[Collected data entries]
────────────────────────────────────────

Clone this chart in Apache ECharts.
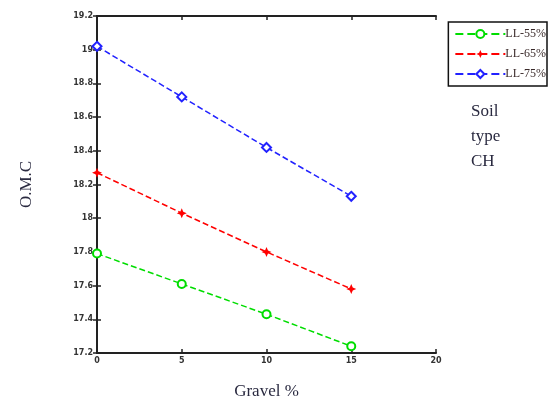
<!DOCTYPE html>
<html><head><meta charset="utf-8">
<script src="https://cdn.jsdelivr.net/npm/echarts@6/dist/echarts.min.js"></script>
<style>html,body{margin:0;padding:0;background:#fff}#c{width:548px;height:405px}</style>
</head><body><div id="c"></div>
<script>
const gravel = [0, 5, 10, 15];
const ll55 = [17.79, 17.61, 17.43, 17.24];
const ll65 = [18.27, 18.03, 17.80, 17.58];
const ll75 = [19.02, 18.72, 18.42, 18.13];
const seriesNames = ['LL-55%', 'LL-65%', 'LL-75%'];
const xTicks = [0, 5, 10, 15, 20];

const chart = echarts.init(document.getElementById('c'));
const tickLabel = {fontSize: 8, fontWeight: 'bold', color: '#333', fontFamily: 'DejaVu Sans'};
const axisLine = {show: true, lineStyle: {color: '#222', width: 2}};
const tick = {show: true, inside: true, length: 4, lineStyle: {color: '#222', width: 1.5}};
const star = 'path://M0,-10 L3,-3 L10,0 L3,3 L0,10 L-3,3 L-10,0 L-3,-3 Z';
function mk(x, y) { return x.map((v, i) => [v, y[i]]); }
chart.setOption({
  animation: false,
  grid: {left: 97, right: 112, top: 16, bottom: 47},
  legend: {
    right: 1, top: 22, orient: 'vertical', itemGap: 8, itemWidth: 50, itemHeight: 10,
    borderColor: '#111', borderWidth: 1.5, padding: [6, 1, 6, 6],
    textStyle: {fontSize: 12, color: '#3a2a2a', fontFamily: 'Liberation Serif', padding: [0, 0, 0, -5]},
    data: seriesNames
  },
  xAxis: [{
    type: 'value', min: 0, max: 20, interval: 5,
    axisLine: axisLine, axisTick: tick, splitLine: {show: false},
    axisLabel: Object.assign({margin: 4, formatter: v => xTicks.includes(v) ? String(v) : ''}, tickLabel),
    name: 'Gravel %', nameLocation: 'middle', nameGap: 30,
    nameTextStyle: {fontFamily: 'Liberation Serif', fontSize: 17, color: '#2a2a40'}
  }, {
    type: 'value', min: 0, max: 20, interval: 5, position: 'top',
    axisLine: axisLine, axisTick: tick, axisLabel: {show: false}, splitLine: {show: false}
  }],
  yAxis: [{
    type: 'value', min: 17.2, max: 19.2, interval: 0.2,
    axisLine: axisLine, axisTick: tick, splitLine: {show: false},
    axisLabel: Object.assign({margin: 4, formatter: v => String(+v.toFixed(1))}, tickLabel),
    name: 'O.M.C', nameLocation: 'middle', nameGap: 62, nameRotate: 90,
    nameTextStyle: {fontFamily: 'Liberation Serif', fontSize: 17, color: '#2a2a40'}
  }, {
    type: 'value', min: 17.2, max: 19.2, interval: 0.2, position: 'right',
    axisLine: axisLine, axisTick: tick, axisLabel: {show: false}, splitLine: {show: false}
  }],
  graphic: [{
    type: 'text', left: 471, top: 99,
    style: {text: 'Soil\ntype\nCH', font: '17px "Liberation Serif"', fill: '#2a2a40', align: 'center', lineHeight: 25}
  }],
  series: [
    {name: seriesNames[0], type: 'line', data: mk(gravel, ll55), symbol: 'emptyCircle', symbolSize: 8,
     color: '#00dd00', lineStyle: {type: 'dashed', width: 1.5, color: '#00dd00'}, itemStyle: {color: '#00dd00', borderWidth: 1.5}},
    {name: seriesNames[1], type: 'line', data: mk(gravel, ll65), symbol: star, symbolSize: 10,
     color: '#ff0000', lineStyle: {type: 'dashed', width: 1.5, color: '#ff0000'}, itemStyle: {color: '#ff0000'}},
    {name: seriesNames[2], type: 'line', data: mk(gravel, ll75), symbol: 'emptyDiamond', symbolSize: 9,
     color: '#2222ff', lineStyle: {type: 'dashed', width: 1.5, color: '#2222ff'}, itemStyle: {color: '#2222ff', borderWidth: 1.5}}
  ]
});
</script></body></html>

────────────────────────────────────────

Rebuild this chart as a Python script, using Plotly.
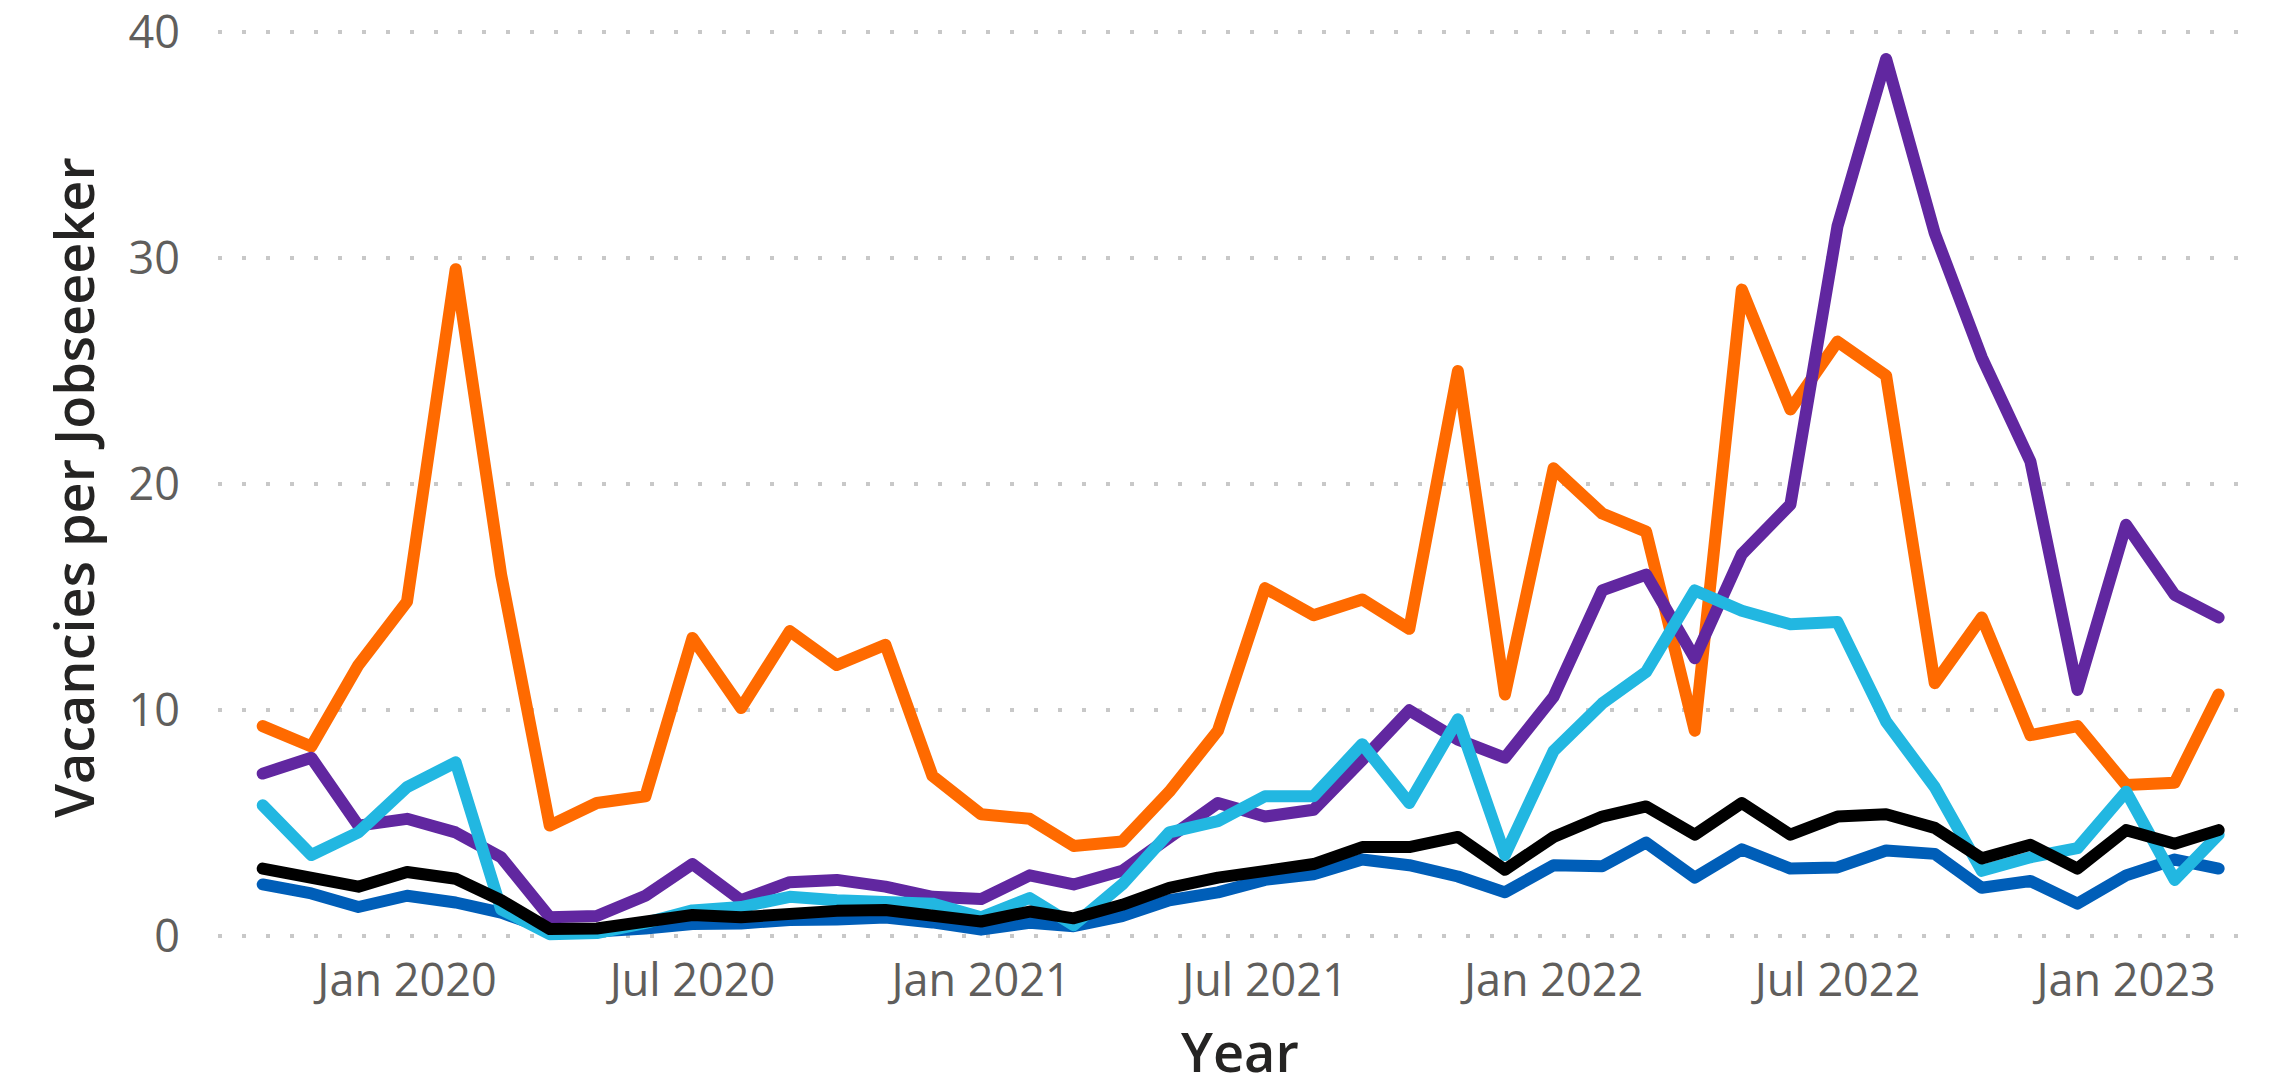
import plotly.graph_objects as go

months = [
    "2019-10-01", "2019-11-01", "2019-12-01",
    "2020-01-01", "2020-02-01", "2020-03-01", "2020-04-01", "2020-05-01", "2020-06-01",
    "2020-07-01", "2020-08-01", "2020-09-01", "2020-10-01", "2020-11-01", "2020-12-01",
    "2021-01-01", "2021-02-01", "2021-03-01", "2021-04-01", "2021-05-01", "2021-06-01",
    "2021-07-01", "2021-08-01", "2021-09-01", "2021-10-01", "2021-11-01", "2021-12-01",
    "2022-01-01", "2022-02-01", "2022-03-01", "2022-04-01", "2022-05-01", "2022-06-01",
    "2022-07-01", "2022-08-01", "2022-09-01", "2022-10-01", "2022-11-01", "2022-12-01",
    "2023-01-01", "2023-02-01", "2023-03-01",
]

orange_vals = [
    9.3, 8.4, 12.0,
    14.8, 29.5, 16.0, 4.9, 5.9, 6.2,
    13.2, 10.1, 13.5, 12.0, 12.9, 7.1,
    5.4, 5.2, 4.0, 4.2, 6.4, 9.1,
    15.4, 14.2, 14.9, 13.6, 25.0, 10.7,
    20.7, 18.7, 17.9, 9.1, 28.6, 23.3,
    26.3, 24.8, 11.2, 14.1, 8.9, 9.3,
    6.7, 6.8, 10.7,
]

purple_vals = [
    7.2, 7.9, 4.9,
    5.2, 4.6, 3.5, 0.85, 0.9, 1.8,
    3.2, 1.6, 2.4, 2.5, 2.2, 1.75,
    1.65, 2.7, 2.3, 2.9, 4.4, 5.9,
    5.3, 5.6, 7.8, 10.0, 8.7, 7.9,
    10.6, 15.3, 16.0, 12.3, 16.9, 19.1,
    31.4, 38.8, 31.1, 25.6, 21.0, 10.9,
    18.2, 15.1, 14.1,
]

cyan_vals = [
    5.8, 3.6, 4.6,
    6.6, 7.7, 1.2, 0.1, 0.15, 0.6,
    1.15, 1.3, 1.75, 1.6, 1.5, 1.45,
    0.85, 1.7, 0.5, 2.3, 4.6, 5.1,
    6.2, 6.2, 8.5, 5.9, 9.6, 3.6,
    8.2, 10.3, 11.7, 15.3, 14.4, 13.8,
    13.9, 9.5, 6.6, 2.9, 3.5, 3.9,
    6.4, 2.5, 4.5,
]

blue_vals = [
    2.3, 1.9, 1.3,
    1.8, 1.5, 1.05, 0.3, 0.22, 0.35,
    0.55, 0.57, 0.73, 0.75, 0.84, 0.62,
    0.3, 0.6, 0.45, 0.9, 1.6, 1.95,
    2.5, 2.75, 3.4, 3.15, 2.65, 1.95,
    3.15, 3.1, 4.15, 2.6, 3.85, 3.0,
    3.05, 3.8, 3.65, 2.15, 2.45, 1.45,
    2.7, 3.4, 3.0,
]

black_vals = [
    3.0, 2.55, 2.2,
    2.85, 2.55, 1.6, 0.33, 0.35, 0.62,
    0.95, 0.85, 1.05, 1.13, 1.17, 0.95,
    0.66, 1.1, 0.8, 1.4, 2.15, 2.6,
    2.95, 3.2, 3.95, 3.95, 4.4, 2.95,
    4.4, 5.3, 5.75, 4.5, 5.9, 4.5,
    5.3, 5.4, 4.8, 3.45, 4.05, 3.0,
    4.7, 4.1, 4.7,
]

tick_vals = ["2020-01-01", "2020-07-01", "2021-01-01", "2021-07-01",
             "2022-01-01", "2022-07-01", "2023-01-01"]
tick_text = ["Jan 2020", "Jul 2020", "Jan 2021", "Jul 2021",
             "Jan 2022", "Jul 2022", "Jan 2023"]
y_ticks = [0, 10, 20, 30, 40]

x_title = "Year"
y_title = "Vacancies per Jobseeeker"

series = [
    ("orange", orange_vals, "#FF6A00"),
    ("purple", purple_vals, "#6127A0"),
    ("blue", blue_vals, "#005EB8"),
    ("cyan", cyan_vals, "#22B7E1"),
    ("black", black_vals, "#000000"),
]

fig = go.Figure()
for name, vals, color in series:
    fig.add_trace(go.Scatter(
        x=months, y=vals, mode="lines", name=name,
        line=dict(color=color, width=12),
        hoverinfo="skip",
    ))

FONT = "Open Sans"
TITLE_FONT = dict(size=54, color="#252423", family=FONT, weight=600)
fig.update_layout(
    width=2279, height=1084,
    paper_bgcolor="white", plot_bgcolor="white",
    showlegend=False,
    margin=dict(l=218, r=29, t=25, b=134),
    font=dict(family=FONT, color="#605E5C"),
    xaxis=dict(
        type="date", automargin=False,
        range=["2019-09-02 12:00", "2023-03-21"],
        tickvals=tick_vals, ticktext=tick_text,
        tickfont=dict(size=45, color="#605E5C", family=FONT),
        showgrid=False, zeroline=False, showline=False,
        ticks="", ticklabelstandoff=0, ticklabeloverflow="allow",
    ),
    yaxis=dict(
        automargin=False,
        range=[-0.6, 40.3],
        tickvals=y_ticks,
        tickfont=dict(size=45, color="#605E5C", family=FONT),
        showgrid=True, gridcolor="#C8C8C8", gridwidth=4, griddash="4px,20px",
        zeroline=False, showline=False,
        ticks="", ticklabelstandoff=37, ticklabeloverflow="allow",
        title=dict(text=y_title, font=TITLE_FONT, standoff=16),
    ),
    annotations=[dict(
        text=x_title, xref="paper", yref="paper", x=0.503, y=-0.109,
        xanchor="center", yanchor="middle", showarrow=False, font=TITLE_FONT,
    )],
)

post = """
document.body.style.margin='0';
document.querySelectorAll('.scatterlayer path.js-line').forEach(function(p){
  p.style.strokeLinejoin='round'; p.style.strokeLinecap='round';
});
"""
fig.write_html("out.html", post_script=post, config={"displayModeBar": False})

────────────────────────────────────────

THE REQUEST >>
Go through the preceding material and copy each line that has the word "this".

TASK RESULT >>
Clone this chart in Apache ECharts.
Rebuild this chart as a Python script, using Plotly.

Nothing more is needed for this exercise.